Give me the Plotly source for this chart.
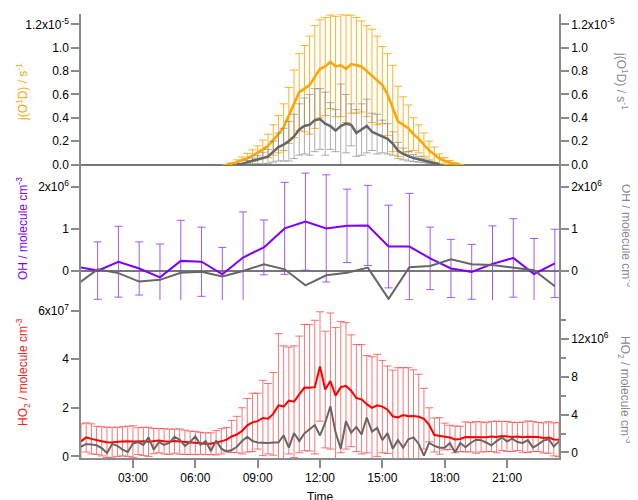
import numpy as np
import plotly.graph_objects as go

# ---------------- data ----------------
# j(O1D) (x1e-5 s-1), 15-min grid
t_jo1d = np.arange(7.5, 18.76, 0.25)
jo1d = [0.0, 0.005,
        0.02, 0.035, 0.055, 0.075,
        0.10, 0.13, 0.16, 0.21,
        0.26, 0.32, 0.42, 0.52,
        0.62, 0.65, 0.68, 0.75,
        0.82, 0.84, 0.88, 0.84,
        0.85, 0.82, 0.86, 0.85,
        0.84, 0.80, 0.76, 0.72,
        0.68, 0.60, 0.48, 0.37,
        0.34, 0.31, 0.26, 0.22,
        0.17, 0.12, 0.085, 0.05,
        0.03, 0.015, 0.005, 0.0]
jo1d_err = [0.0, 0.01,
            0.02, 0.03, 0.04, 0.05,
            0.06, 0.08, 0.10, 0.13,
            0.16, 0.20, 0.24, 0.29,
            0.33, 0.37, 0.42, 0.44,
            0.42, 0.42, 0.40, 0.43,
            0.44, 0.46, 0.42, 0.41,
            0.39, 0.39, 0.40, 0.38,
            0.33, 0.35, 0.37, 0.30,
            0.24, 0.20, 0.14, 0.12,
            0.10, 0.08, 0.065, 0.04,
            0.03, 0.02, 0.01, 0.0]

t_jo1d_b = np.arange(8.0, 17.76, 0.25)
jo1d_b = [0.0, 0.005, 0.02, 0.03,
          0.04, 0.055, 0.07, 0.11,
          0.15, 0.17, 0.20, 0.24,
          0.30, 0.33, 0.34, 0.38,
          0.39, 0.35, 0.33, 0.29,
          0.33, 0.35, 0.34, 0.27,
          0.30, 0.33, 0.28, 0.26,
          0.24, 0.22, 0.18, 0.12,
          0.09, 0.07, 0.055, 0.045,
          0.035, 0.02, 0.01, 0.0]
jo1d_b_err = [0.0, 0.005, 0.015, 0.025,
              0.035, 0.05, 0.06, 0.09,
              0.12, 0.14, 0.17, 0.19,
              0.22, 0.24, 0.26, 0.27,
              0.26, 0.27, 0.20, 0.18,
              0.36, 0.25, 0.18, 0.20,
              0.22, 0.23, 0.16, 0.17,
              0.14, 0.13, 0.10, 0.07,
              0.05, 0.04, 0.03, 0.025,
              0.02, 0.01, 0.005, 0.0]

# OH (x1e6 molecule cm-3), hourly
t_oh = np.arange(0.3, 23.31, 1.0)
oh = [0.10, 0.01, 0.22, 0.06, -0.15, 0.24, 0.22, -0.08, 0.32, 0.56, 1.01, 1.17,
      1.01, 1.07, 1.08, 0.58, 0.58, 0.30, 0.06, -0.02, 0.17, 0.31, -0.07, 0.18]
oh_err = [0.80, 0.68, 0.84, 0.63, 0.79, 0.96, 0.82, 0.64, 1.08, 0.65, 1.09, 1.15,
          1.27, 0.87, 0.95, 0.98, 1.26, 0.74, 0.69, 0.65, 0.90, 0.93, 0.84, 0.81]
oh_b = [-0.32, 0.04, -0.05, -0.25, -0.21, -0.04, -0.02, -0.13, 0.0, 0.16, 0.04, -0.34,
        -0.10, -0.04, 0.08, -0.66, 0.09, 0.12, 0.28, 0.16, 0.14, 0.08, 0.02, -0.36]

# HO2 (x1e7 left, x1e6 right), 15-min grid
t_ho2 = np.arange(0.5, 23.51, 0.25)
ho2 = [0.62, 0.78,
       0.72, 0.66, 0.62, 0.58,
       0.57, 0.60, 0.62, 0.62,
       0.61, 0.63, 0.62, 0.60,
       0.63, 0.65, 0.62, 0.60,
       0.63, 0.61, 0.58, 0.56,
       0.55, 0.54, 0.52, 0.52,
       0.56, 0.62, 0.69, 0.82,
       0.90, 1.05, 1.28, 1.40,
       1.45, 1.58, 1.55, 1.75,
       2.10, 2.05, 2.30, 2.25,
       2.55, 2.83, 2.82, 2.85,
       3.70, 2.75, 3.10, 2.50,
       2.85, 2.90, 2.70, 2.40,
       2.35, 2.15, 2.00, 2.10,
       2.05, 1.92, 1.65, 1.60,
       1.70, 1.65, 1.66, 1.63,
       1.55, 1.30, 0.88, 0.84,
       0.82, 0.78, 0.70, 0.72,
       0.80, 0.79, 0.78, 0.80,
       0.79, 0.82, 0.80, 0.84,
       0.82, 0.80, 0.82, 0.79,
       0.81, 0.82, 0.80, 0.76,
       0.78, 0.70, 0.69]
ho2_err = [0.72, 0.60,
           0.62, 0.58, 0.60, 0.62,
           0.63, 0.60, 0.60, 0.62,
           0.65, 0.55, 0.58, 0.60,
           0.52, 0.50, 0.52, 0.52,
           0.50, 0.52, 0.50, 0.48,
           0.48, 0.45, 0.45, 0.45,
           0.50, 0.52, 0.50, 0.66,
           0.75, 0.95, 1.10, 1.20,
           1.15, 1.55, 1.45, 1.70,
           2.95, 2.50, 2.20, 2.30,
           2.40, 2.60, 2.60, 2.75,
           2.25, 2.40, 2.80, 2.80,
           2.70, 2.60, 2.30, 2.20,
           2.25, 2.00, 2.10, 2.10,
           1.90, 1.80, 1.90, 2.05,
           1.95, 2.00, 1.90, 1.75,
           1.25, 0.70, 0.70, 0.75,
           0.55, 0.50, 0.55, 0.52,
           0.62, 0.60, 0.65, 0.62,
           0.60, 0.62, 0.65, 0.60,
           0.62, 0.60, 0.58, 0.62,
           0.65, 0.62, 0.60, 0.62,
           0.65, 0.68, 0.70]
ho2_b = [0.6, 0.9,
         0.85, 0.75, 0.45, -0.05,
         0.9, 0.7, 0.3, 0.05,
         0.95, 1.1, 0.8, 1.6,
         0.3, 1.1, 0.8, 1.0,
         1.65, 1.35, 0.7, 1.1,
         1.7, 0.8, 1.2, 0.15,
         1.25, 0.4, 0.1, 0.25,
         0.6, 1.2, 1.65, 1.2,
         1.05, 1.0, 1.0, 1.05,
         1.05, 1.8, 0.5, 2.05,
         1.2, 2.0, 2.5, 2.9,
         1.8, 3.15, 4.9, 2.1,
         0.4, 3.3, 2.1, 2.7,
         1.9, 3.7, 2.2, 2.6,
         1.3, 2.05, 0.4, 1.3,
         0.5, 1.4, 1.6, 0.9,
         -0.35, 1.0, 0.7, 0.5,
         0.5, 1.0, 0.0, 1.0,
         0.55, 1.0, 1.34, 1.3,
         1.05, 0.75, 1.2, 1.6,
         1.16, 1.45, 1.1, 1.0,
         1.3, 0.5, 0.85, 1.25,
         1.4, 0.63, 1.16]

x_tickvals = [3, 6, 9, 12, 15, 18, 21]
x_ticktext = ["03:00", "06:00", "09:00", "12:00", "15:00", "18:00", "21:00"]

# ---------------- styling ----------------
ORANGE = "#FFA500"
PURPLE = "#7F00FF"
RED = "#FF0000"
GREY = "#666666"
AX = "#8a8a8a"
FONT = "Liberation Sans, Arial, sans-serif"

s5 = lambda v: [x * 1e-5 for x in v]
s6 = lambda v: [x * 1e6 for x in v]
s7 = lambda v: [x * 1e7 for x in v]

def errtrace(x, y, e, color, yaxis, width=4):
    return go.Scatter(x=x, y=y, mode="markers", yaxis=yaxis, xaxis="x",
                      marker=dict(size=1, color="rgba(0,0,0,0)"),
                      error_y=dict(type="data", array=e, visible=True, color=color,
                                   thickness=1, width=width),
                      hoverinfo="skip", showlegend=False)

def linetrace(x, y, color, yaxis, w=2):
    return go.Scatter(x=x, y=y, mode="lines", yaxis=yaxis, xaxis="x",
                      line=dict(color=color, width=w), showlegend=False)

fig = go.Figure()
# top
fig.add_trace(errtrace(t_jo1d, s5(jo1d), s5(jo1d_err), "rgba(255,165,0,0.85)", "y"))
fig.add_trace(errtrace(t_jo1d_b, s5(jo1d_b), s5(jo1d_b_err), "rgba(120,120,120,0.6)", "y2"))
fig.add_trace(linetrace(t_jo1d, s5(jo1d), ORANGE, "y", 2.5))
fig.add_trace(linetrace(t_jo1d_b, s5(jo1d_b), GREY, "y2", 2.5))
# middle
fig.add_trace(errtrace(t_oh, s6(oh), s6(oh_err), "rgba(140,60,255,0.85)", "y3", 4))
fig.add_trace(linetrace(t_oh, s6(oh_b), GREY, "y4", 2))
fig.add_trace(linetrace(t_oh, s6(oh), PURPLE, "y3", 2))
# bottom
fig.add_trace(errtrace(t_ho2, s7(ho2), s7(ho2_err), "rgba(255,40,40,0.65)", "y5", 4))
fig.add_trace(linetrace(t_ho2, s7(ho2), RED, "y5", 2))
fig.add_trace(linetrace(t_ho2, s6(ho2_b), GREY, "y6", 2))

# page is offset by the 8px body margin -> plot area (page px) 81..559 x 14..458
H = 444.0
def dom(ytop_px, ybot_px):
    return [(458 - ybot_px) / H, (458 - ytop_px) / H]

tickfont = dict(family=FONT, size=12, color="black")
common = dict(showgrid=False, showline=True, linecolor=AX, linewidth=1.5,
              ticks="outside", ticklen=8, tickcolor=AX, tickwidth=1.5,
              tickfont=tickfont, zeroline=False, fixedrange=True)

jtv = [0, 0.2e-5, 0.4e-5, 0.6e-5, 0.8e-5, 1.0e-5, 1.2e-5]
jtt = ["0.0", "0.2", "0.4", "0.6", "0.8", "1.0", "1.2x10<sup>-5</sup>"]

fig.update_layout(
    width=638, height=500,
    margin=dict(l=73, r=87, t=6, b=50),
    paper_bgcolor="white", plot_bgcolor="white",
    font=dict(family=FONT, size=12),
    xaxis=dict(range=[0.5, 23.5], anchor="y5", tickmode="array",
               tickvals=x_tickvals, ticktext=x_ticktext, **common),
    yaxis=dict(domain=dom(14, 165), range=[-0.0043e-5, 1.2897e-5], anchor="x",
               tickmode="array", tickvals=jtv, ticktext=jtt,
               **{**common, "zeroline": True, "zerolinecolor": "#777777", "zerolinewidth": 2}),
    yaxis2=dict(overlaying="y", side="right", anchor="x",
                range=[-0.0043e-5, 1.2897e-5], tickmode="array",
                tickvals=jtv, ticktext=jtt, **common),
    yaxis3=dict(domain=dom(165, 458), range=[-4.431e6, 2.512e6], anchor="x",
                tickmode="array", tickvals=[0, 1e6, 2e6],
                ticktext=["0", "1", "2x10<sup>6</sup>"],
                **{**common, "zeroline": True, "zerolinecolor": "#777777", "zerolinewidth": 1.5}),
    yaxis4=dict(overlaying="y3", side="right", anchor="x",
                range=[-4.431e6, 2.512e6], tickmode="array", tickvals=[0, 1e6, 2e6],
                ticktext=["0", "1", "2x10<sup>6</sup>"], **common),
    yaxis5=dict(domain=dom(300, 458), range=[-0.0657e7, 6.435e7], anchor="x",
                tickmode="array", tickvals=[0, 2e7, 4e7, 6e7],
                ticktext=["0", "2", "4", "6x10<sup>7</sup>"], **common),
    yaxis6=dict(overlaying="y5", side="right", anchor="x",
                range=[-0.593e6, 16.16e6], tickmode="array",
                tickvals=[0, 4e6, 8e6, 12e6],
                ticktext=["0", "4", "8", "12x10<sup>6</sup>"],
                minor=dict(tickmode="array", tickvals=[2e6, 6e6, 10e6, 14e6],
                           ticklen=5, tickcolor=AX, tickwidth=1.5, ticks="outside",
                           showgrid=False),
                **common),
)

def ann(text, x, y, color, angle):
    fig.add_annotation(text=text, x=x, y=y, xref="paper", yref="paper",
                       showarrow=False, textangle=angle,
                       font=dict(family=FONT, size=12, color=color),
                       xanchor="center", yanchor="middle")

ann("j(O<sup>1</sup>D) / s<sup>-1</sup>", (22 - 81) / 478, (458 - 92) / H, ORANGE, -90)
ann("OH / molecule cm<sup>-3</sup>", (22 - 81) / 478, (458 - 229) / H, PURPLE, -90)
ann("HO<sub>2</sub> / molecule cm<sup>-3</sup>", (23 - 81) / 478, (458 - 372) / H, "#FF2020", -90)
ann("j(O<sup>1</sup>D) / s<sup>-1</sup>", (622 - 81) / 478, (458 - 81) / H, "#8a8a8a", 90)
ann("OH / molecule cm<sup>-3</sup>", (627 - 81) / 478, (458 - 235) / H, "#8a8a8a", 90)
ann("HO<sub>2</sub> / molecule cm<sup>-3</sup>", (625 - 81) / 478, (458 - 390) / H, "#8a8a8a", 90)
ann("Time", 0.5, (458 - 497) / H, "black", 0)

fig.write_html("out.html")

YOUR TASK = Restate the material word for word from its first line through the line containing "import plotly.graph_objects as go", both included; the pictures do not belong in it.

EXERCISE OUTPUT =
Give me the Plotly source for this chart.
import numpy as np
import plotly.graph_objects as go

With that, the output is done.